Ever since wolf sightings started being reported in Denmark in the autumn of 2012, researchers have been trying to determine just how many wolves have returned to the country after a nearly 200 year absence.
In November 2014, researchers at the National History Museum in Aarhus and Aarhus University documented the various locations where positive DNA tests have been found and where cameras in the wild have snapped photos of a wolf. This gave them the first official documentation that the wolves have established themselves in Denmark and are not just passing through.
But despite the various wolf sightings, researchers only found DNA samples from males, giving them no documented proof that wolf packs are living in Denmark.
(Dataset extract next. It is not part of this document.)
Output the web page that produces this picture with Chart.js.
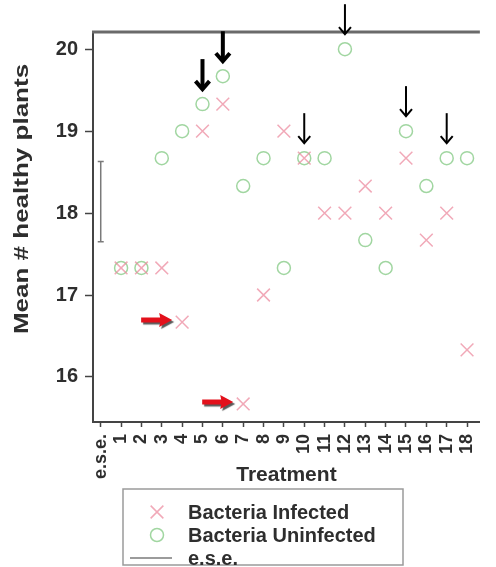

On Thursday however, the Danish Nature Agency (Naturstyrelsen) said that researchers have now identified DNA from at least one she-wolf.
“We have been waiting for proof of female wolves in Denmark for a long time and many have wondered where they had gone. Now we know that there has been at least one she-wolf in several locations in Jutland,” Nature Agency spokeswoman Trine Fugmann said in a press release, adding that additional test results due in about a month should reveal just how many female wolves are living in Denmark.
Prior to the October 2012 wolf sighting in northern Jutland, a wolf had not been seen in Denmark since 1813.
Since that initial sighting, there have been various reports of wolves near populated areas, including a report that two young boys saw a wolf near a daycare institution.
The Danish Nature Agency has stressed that there is no reason to fear wolves as they are not known to act aggressively toward humans.